▸ SET PROBLEM
Give the data below again exactly as written, without its pictures.

** BEGIN **

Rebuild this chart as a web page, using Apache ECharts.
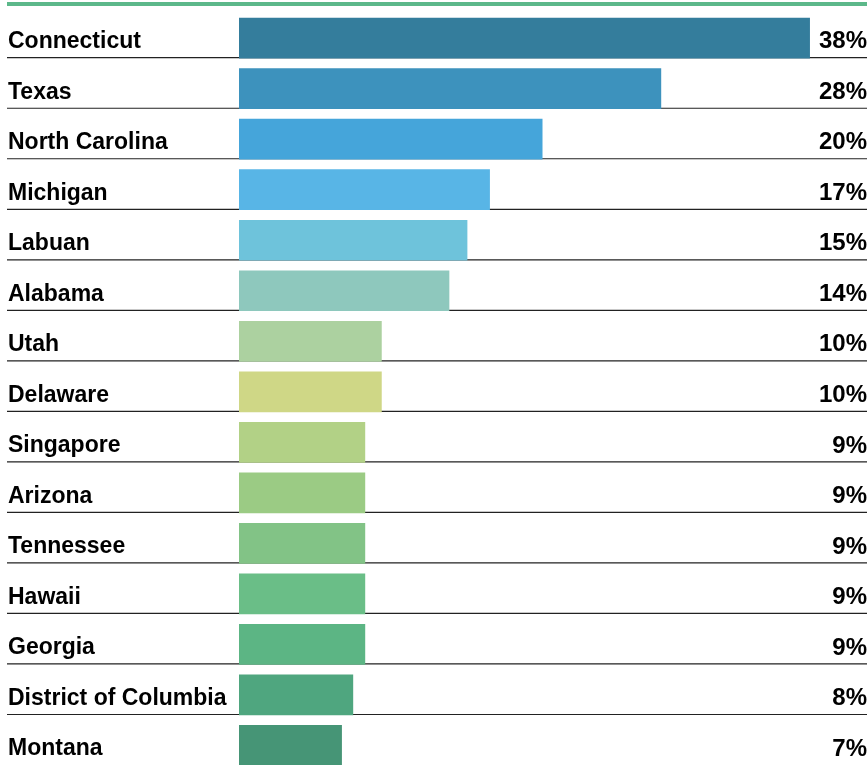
<!DOCTYPE html>
<html>
<head>
<meta charset="utf-8">
<script src="https://cdn.jsdelivr.net/npm/echarts@6/dist/echarts.min.js"></script>
<style>html,body{margin:0;padding:0;background:#fff;}#c{width:867px;height:765px;}</style>
</head>
<body>
<div id="c"></div>
<script>
const categories = ["Connecticut","Texas","North Carolina","Michigan","Labuan","Alabama","Utah","Delaware","Singapore","Arizona","Tennessee","Hawaii","Georgia","District of Columbia","Montana"];
const values = [38.0, 28.1, 20.2, 16.7, 15.2, 14.0, 9.5, 9.5, 8.4, 8.4, 8.4, 8.4, 8.4, 7.6, 6.85];
const valueLabels = ["38%","28%","20%","17%","15%","14%","10%","10%","9%","9%","9%","9%","9%","8%","7%"];
const colors = ["#347d9c","#3d92bd","#45a5da","#58b5e6","#6ec3db","#8ec8bd","#acd1a0","#cfd786","#b2d186","#9bcb84","#82c386","#6abe87","#5cb584","#4fa67f","#469576"];

const FONT = '"Liberation Sans", Arial, Helvetica, sans-serif';
const chart = echarts.init(document.getElementById('c'), null, {renderer: 'canvas'});

chart.setOption({
  animation: false,
  graphic: [{type: 'rect', left: 7, top: 2, shape: {width: 860, height: 4}, style: {fill: '#5cb88a'}}],
  grid: {left: 239, top: 7.2, width: 601, height: 759.4, containLabel: false},
  xAxis: {type: 'value', min: 0, max: 40, show: false},
  yAxis: {type: 'category', data: categories, inverse: true, show: false},
  series: [{
    type: 'custom',
    data: values.map((v, i) => [v, i]),
    renderItem: function (params, api) {
      const i = api.value(1);
      const v = api.value(0);
      const start = api.coord([0, i]);
      const end = api.coord([v, i]);
      const band = api.size([0, 1])[1];
      const bottom = start[1] + band / 2;
      const barH = band * 0.79;
      const children = [];
      if (i < categories.length - 1) {
        children.push({type: 'line', shape: {x1: 7, y1: bottom, x2: 867, y2: bottom}, style: {stroke: '#222', lineWidth: 1.2}});
      }
      children.push(
        {type: 'rect', shape: {x: start[0], y: bottom - barH, width: end[0] - start[0], height: barH + 0.8}, style: {fill: colors[i]}},
        {type: 'text', x: 8, y: bottom - 16, style: {text: categories[i], fill: '#000', font: 'bold 23px ' + FONT, textAlign: 'left', textVerticalAlign: 'middle', verticalAlign: 'middle'}},
        {type: 'text', x: 867, y: bottom - 16, style: {text: valueLabels[i], fill: '#000', font: 'bold 24px ' + FONT, textAlign: 'right', textVerticalAlign: 'middle', verticalAlign: 'middle', align: 'right'}}
      );
      return {type: 'group', children: children};
    }
  }]
});
</script>
</body>
</html>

** END **

▸ ANSWER TO THIS TASK
Rebuild this chart as a web page, using Apache ECharts.
<!DOCTYPE html>
<html>
<head>
<meta charset="utf-8">
<script src="https://cdn.jsdelivr.net/npm/echarts@6/dist/echarts.min.js"></script>
<style>html,body{margin:0;padding:0;background:#fff;}#c{width:867px;height:765px;}</style>
</head>
<body>
<div id="c"></div>
<script>
const categories = ["Connecticut","Texas","North Carolina","Michigan","Labuan","Alabama","Utah","Delaware","Singapore","Arizona","Tennessee","Hawaii","Georgia","District of Columbia","Montana"];
const values = [38.0, 28.1, 20.2, 16.7, 15.2, 14.0, 9.5, 9.5, 8.4, 8.4, 8.4, 8.4, 8.4, 7.6, 6.85];
const valueLabels = ["38%","28%","20%","17%","15%","14%","10%","10%","9%","9%","9%","9%","9%","8%","7%"];
const colors = ["#347d9c","#3d92bd","#45a5da","#58b5e6","#6ec3db","#8ec8bd","#acd1a0","#cfd786","#b2d186","#9bcb84","#82c386","#6abe87","#5cb584","#4fa67f","#469576"];

const FONT = '"Liberation Sans", Arial, Helvetica, sans-serif';
const chart = echarts.init(document.getElementById('c'), null, {renderer: 'canvas'});

chart.setOption({
  animation: false,
  graphic: [{type: 'rect', left: 7, top: 2, shape: {width: 860, height: 4}, style: {fill: '#5cb88a'}}],
  grid: {left: 239, top: 7.2, width: 601, height: 759.4, containLabel: false},
  xAxis: {type: 'value', min: 0, max: 40, show: false},
  yAxis: {type: 'category', data: categories, inverse: true, show: false},
  series: [{
    type: 'custom',
    data: values.map((v, i) => [v, i]),
    renderItem: function (params, api) {
      const i = api.value(1);
      const v = api.value(0);
      const start = api.coord([0, i]);
      const end = api.coord([v, i]);
      const band = api.size([0, 1])[1];
      const bottom = start[1] + band / 2;
      const barH = band * 0.79;
      const children = [];
      if (i < categories.length - 1) {
        children.push({type: 'line', shape: {x1: 7, y1: bottom, x2: 867, y2: bottom}, style: {stroke: '#222', lineWidth: 1.2}});
      }
      children.push(
        {type: 'rect', shape: {x: start[0], y: bottom - barH, width: end[0] - start[0], height: barH + 0.8}, style: {fill: colors[i]}},
        {type: 'text', x: 8, y: bottom - 16, style: {text: categories[i], fill: '#000', font: 'bold 23px ' + FONT, textAlign: 'left', textVerticalAlign: 'middle', verticalAlign: 'middle'}},
        {type: 'text', x: 867, y: bottom - 16, style: {text: valueLabels[i], fill: '#000', font: 'bold 24px ' + FONT, textAlign: 'right', textVerticalAlign: 'middle', verticalAlign: 'middle', align: 'right'}}
      );
      return {type: 'group', children: children};
    }
  }]
});
</script>
</body>
</html>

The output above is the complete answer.